Si l’internet et les réseaux sociaux facilitent ces mouvements, ils ne les fondent pas. Leur véritable ancêtre est l’association libre — sociale ou politique — dont les fondateurs des démocraties libérales ont fait la pierre angulaire du système qu’ils ont produit. Quant à ce système, il s’agit d’un régime reposant sur deux principes distincts : d’un côté le principe du gouvernement limité, de l’autre celui du gouvernement populaire. Le premier implique que les citoyens vérifient l’exercice du pouvoir et que les membres du gouvernement l’exercent de manière à ce qu’il soit en effet vérifiable. Quant au second, il implique que les citoyens prennent part au gouvernement. Ces deux principes peuvent être séparés. Pensons par exemple à la monarchie constitutionnelle pour le premier et à la démocratie directe pour le second. Mais dans notre pays, ils coexistent.

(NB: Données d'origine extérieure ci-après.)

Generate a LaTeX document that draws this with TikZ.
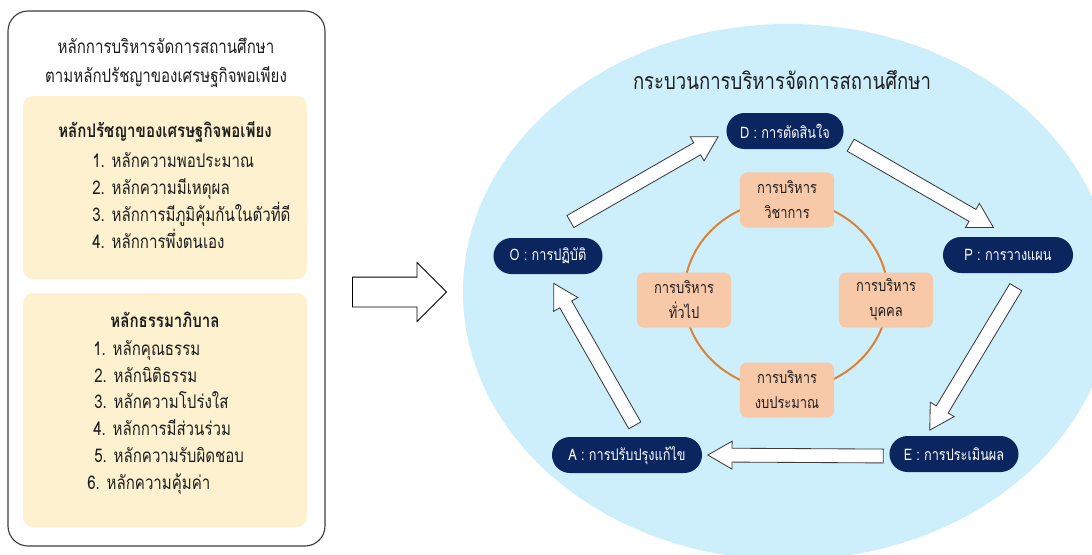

Or si nous dépensons beaucoup d’énergie en surveillance, nous négligeons la participation. Cette dernière implique non de réagir après coup à ce que font ou proposent nos gouvernants sans rien faire d’autre que s’indigner, critiquer ou s’aligner (si important que cela soit), mais à prendre des initiatives, à se lancer dans l’action, à inventer des modes de vie, bref à se gouverner soi-même. Jefferson ou Tocqueville considéraient que sans l’auto-gouvernement, la démocratie ne serait jamais solide. Ils savaient que le citoyen qui se limite au rôle de spectateur du pouvoir invite ce dernier à le tromper et à lui mentir. Brefs, ils comptaient sur les « associations libres » pour que se développent non seulement l’indépendance d’esprit qui seule protège de la manipulation, mais aussi le goût de la liberté, l’esprit public et l’action commune.

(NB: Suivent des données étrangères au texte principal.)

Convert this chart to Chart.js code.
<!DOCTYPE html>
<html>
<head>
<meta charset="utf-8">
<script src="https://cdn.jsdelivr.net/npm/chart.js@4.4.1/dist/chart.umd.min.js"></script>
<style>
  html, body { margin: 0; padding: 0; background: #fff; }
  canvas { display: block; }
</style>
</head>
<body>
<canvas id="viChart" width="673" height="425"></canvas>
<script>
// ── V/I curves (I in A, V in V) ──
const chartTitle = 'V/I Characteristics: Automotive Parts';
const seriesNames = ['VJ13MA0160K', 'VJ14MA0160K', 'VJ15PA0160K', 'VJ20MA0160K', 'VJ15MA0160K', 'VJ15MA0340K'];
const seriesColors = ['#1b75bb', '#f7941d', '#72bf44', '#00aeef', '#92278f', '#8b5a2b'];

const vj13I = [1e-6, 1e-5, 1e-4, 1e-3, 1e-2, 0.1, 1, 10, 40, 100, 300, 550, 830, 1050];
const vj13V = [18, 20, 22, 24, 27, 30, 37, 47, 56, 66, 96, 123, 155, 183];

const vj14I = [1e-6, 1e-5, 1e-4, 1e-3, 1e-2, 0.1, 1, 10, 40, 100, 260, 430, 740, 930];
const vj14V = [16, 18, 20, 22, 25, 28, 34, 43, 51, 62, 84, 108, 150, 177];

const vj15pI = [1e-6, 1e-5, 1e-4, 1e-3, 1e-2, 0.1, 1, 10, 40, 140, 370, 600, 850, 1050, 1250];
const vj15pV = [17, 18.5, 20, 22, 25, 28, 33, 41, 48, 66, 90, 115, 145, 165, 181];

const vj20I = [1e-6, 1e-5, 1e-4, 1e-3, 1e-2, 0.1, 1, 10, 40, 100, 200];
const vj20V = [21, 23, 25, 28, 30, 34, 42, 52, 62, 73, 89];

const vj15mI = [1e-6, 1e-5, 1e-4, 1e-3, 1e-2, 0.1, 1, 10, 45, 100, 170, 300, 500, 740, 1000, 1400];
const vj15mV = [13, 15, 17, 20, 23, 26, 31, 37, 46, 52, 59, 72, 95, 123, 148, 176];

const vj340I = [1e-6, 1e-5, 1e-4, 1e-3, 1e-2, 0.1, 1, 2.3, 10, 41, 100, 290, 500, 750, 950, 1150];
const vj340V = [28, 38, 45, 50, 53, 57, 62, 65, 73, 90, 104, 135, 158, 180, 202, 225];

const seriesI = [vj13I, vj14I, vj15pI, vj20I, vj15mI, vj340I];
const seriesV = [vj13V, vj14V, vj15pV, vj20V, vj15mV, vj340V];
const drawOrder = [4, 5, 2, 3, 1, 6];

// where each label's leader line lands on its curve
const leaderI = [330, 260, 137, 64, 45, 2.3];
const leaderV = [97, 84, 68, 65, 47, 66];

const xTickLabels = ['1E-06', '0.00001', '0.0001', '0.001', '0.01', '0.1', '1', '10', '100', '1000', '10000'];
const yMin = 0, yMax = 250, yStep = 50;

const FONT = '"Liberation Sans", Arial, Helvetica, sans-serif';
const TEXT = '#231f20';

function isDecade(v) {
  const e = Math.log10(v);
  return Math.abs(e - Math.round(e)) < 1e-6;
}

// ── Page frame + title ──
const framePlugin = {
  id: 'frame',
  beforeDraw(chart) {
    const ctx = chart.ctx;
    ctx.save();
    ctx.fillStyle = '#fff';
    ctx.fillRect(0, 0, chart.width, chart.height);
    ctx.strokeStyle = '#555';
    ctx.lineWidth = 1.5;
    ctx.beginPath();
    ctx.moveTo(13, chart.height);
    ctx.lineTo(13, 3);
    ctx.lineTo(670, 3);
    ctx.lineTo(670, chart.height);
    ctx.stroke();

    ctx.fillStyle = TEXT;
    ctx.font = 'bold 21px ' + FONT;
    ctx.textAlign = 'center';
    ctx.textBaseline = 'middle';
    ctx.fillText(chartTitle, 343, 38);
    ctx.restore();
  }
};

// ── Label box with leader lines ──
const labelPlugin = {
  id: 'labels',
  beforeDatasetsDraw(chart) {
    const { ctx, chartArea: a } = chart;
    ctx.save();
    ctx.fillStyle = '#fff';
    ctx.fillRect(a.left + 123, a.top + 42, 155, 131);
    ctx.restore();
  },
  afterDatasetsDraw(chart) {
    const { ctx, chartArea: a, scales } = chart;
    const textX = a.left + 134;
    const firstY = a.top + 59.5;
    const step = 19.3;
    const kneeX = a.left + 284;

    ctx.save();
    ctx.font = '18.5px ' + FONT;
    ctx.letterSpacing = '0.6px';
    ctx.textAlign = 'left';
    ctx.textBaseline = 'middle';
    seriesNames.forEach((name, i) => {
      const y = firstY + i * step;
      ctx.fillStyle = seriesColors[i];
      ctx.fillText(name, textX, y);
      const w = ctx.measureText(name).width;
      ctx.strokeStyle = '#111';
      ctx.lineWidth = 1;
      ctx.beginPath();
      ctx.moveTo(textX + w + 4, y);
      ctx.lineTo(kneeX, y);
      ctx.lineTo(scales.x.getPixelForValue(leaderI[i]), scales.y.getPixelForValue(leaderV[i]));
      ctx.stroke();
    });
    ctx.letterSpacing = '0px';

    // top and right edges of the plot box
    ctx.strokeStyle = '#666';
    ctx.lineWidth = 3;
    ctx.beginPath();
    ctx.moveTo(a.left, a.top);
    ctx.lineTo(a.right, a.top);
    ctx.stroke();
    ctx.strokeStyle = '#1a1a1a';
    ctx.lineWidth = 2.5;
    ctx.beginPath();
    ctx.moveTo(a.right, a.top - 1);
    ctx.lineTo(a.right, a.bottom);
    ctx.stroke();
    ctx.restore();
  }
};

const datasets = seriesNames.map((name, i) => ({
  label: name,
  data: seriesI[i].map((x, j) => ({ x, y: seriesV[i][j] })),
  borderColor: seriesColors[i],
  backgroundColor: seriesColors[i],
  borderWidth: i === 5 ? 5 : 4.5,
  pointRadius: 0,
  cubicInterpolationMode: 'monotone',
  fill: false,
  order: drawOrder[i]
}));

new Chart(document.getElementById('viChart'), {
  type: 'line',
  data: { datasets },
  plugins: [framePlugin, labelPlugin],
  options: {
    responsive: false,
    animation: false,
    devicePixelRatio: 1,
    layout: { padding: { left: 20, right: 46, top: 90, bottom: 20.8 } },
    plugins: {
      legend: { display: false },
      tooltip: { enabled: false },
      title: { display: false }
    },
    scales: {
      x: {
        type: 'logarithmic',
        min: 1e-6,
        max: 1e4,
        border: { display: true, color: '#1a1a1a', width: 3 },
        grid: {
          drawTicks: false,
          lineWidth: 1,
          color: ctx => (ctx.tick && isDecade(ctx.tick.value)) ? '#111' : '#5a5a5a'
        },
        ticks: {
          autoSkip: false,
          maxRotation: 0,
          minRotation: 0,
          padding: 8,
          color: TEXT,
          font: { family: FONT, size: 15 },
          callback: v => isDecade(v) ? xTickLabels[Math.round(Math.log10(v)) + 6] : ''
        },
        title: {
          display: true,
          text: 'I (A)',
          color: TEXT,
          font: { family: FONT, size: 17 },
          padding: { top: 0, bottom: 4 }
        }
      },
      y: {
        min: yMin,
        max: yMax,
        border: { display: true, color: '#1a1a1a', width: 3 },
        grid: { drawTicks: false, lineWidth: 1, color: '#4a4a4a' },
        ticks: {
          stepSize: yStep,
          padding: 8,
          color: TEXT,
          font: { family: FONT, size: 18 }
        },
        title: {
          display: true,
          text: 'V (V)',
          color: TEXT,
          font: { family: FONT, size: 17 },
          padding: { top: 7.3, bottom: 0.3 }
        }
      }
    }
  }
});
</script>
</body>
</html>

Or si le vent démocratique souffle encore, c’est de ce côté-là qu’il vient, non de l’autre. Les dispositifs dont j’ai dit quelques mots, et qui touchent en réalité des millions d’entre nous, ne sont pas des réactions mais des propositions. Ils ne sont pas charitables ou naïvement optimistes, mais acquis à l’idée qu’avant que les conditions ne le rendent souvent égoïste, l’intérêt est « ce qui est entre » (inter est), ce qui relie des gens en une action nouvelle et spécifique du fait même de leurs liens et qui, pour cette raison, les mène à réaliser une dimension d’eux-mêmes bien plus vaste que celle dans laquelle l’isolement les confinerait. Ce faisant ils forment contre tout despotisme un rempart bien plus solide que l’esprit purement contestataire dont on rapporte qu’il souffle aujourd’hui.